田中泰延氏の新刊『会って、話すこと。』が発売直後に大重版がかかるなど話題だ。これまで世に出回っていた「会話本」や「コミュニケーション術」とはまったく違う、新しい視点で「会話」を取り上げた一冊。しかし、本の製作中にコロナ問題が起こり「人と会って、話す」ができなくなってしまった。奇しくも時代性を帯びることとなった「運命の一冊」はどのように生まれたのか。「オンライン・コミュニケーション」が当たり前となった昨今、『会って、話すこと』にどんな意味や意義があるのか。

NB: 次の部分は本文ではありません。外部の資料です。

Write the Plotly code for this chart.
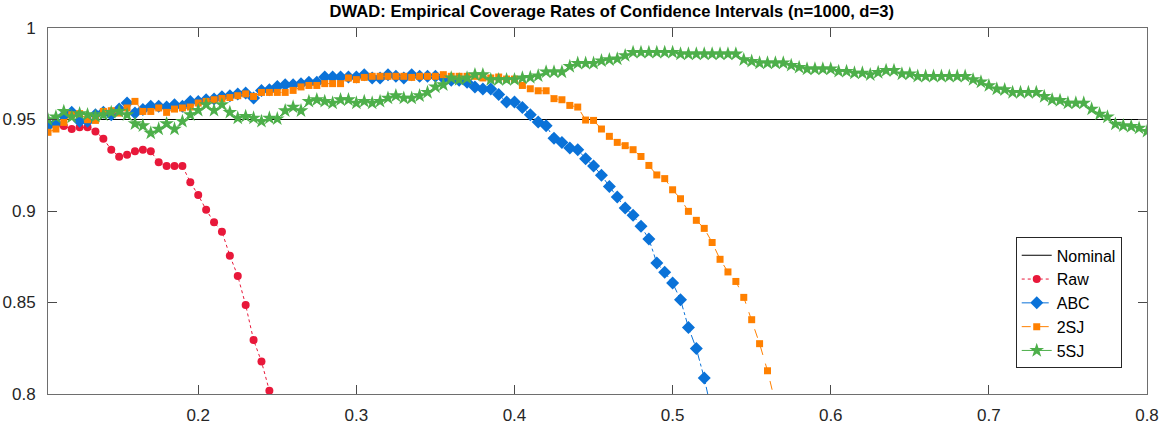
import numpy as np
import plotly.graph_objects as go

# x grid (bandwidth values)
x_grid = np.round(np.arange(0.105, 0.8001, 0.005), 3)

nominal_x = [0.105, 0.8]
nominal_y = [0.95, 0.95]

raw_y = [0.948, 0.947, 0.9465, 0.9448, 0.9457, 0.9457, 0.9435, 0.9395, 0.9335, 0.9297,
         0.9308, 0.9326, 0.9335, 0.9326, 0.9266, 0.9246, 0.9246, 0.9246, 0.9157, 0.9087,
         0.9007, 0.8938, 0.8887, 0.8756, 0.8645, 0.8486, 0.8295, 0.8177, 0.8018, 0.785]

abc_y = [0.9466, 0.9481, 0.9521, 0.9539, 0.9490, 0.9490, 0.9526, 0.9539, 0.9526, 0.9557,
         0.9590, 0.9535, 0.9554, 0.9572, 0.9572, 0.9568, 0.9581, 0.9572, 0.9599, 0.9599,
         0.9608, 0.9612, 0.9625, 0.9630, 0.9640, 0.9645,
         0.9617, 0.9659, 0.9663, 0.9681, 0.9690, 0.9690, 0.9696, 0.9703, 0.9703, 0.9732,
         0.9732, 0.9732, 0.9732, 0.9732, 0.9745, 0.9727, 0.9727, 0.9745, 0.9736, 0.9727,
         0.9745, 0.9736, 0.9736, 0.9736, 0.9727, 0.9714, 0.9714, 0.9703, 0.9678, 0.9667,
         0.9667, 0.9636,
         0.9596, 0.9596, 0.9566, 0.9526, 0.9486, 0.9466, 0.9397, 0.9375, 0.9344, 0.9335,
         0.9286, 0.9246, 0.9196, 0.9134, 0.9076, 0.9017, 0.8977, 0.8916, 0.8847, 0.8716,
         0.8665, 0.8607, 0.8515, 0.8364, 0.8248, 0.8087, 0.789]

sj2_y = [0.9430, 0.9448, 0.9484, 0.9526, 0.9532, 0.9499, 0.9495, 0.9544, 0.9548, 0.9535,
         0.9563, 0.9599, 0.9544, 0.9544, 0.9563, 0.9539, 0.9557, 0.9563, 0.9568, 0.9590,
         0.9599, 0.9608, 0.9615, 0.9620, 0.9630, 0.9640,
         0.9626, 0.9648, 0.9648, 0.9648, 0.9648, 0.9659, 0.9678, 0.9686, 0.9686, 0.9696,
         0.9696, 0.9696, 0.9727, 0.9718, 0.9730, 0.9736, 0.9736, 0.9736, 0.9736, 0.9736,
         0.9730, 0.9736, 0.9736, 0.9736, 0.9745, 0.9736, 0.9736, 0.9736, 0.9736, 0.9727,
         0.9727, 0.9732,
         0.9721, 0.9721, 0.9686, 0.9668, 0.9657, 0.9657, 0.9614, 0.9608, 0.9577, 0.9568,
         0.9497, 0.9495, 0.9448, 0.9408, 0.9375, 0.9357, 0.9335, 0.9298, 0.9249, 0.9197,
         0.9177, 0.9116, 0.9067, 0.8998, 0.8949, 0.8905, 0.8828, 0.8736, 0.8667, 0.8615,
         0.8528, 0.8406, 0.8275, 0.8127, 0.795]

sj5_y = [0.9499, 0.9514, 0.9544, 0.9514, 0.9532, 0.9526, 0.9517, 0.9526, 0.9539, 0.9544,
         0.9526, 0.9477, 0.9466, 0.9426, 0.9448, 0.9477, 0.9448, 0.9490, 0.9526, 0.9550,
         0.9581, 0.9550, 0.9581, 0.9539, 0.9508, 0.9517,
         0.9508, 0.9490, 0.9508, 0.9504, 0.9548, 0.9568, 0.9548, 0.9599, 0.9608, 0.9599,
         0.9590, 0.9608, 0.9608, 0.9590, 0.9599, 0.9590, 0.9599, 0.9617, 0.9630, 0.9617,
         0.9617, 0.9630, 0.9648, 0.9678, 0.9690, 0.9727, 0.9718, 0.9727, 0.9745,
         0.9745, 0.9718, 0.9718, 0.9718, 0.9718, 0.9727, 0.9730, 0.9739, 0.9760, 0.9760,
         0.9760, 0.9790, 0.9807, 0.9807, 0.9807, 0.9821, 0.9827, 0.9831, 0.9849, 0.9867,
         0.9867, 0.9867, 0.9867, 0.9867, 0.9867, 0.9858, 0.9858, 0.9858, 0.9858, 0.9858,
         0.9858, 0.9858, 0.9858, 0.9827, 0.9818, 0.9809, 0.9809, 0.9809, 0.9809, 0.9796,
         0.9785, 0.9776, 0.9776, 0.9776, 0.9776,
         0.9763, 0.9763, 0.9754, 0.9754, 0.9745, 0.9757, 0.9768, 0.9768, 0.9749, 0.9749,
         0.9736, 0.9736, 0.9736, 0.9736, 0.9736, 0.9736, 0.9736, 0.9718, 0.9705, 0.9685,
         0.9667, 0.9663, 0.9648, 0.9648, 0.9648, 0.9648, 0.9626, 0.9608, 0.9604, 0.9590,
         0.9590, 0.9590, 0.9557, 0.9530, 0.9514, 0.9475, 0.9466, 0.9462, 0.9453, 0.9435]

x_ticks = [0.2, 0.3, 0.4, 0.5, 0.6, 0.7, 0.8]
x_ticktext = ["0.2", "0.3", "0.4", "0.5", "0.6", "0.7", "0.8"]
y_ticks = [0.8, 0.85, 0.9, 0.95, 1.0]
y_ticktext = ["0.8", "0.85", "0.9", "0.95", "1"]

title_text = "DWAD: Empirical Coverage Rates of Confidence Intervals (n=1000, d=3)"

RED = "#E8183A"
BLUE = "#0A72D8"
ORANGE = "#FF8000"
GREEN = "#4DAF4A"

fig = go.Figure()
fig.add_trace(go.Scatter(x=nominal_x, y=nominal_y, mode="lines", name="Nominal",
                         line=dict(color="black", width=1)))
fig.add_trace(go.Scatter(x=x_grid[:len(raw_y)], y=raw_y, mode="lines+markers", name="Raw",
                         line=dict(color=RED, width=1, dash="dot"),
                         marker=dict(symbol="circle", size=8, color=RED, line=dict(width=0))))
fig.add_trace(go.Scatter(x=x_grid[:len(abc_y)], y=abc_y, mode="lines+markers", name="ABC",
                         line=dict(color=BLUE, width=1, dash="dashdot"),
                         marker=dict(symbol="diamond", size=10, color=BLUE, line=dict(width=0))))
fig.add_trace(go.Scatter(x=x_grid[:len(sj2_y)], y=sj2_y, mode="lines+markers", name="2SJ",
                         line=dict(color=ORANGE, width=1, dash="dash"),
                         marker=dict(symbol="square", size=7, color=ORANGE, line=dict(width=0))))
fig.add_trace(go.Scatter(x=x_grid[:len(sj5_y)], y=sj5_y, mode="lines+markers", name="5SJ",
                         line=dict(color=GREEN, width=1),
                         marker=dict(symbol="star", size=11, color=GREEN, line=dict(width=0))))

axis_common = dict(showgrid=False, zeroline=False, showline=True, linecolor="#6e6e6e",
                   linewidth=1, mirror="ticks", ticks="inside", ticklen=9, tickwidth=1,
                   tickcolor="#4a4a4a", automargin=False,
                   tickfont=dict(family="Liberation Sans, Arial, sans-serif", size=17, color="#262626"))

fig.update_layout(
    width=1165, height=426,
    margin=dict(l=48, r=18, t=28, b=32),
    paper_bgcolor="white", plot_bgcolor="white",
    title=dict(text="<b>" + title_text + "</b>", x=0.513, xanchor="center",
               xref="paper", y=1 - 11 / 426, yref="container", yanchor="middle",
               font=dict(family="Liberation Sans, Arial, sans-serif", size=16.6, color="black")),
    xaxis=dict(range=[0.105, 0.8], tickvals=x_ticks, ticktext=x_ticktext,
               ticklabelstandoff=6, **axis_common),
    yaxis=dict(range=[0.8, 1.0], tickvals=y_ticks, ticktext=y_ticktext,
               ticklabelstandoff=8, **axis_common),
    legend=dict(x=0.977, y=0.428, xanchor="right", yanchor="top",
                bgcolor="white", bordercolor="#262626", borderwidth=1,
                font=dict(family="Liberation Sans, Arial, sans-serif", size=16, color="black"),
                tracegroupgap=0),
    showlegend=True,
)

fig.write_html("out.html",
               config={"displayModeBar": False},
               post_script="document.body.style.margin='0px';document.body.style.padding='0px';")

著者の田中泰延氏と、担当編集者の今野良介氏に話を聞いた。(取材・構成/イイダテツヤ、撮影/疋田千里)
制作中に、人と人が会えなくなった
──そもそも『会って、話すこと。』はどういうきっかけ生まれたんでしょうか。
田中泰延(以下、田中):編集の今野さんとは2019年に『読みたいことを、書けばいい。』という本を一緒に作っているんですね。その制作過程で何十万字のくだらないことを言い合っていたのと、あちこちでサイン会とかトークイベントとか書店周りをした時に会った人とのやりとりがすごくおもしろかったんです。それで「これって、なんか楽しくない?」と「じゃあ、次はそういう本にしましょうよ」となったのがそもそものきっかけです。
──なるほど。前作があったからこその今作であると。
田中:でも、そうこうしているうちにコロナの問題が起きて、風向きが変わってきてしまった。最初は『会って、話すこと。』ではなく『デブとハゲのおもしろ珍道中』ってタイトルだったんです。しかしダイヤモンド社の会議で役員とか偉い人たちが「なんだ、そのタイトルは!」「デブとハゲは完全な差別用語じゃないか!」とさんざん言われて今野さんが窮地に立たされ、仕方なくタイトルが変わって着地しました。
──あの、田中さん、真実らしきこととボケらしきことがごちゃまぜになってるんですけど、そのまま記事にしちゃっていいんでしょうか?
田中:イイダさん、本を読んでくれたならわかるでしょう。それが会話です。
田中:でも、最初から『会って、話すこと。』ってタイトルでなかったことは本当なんですよ。本の中で語ってる内容は変わらないんだけども、コロナがあって「会話することの意義」を問い直す流れになったのは完全に想定外でした。
──たしかに、今だからこそ「会って、話す」の意義が浮き彫りになりますね。今野さんは、そのあたりを意識して作っていったんでしょうか。
今野良介(以下、今野):こんにちは。担当編集の今野です。
田中:出た!
今野:いや入ってきたんです。
田中:来た!
今野:さっきからいます。
──あの……わたしの質問は……
今野:『デブとハゲのおもしろ珍道中』とか会議にかけるわけがないでしょう。
田中:なんでや! 売れそうやないか!
今野:そんな視聴率0.01%で即打ち切りの旅番組みたいなタイトルありえないでしょうが。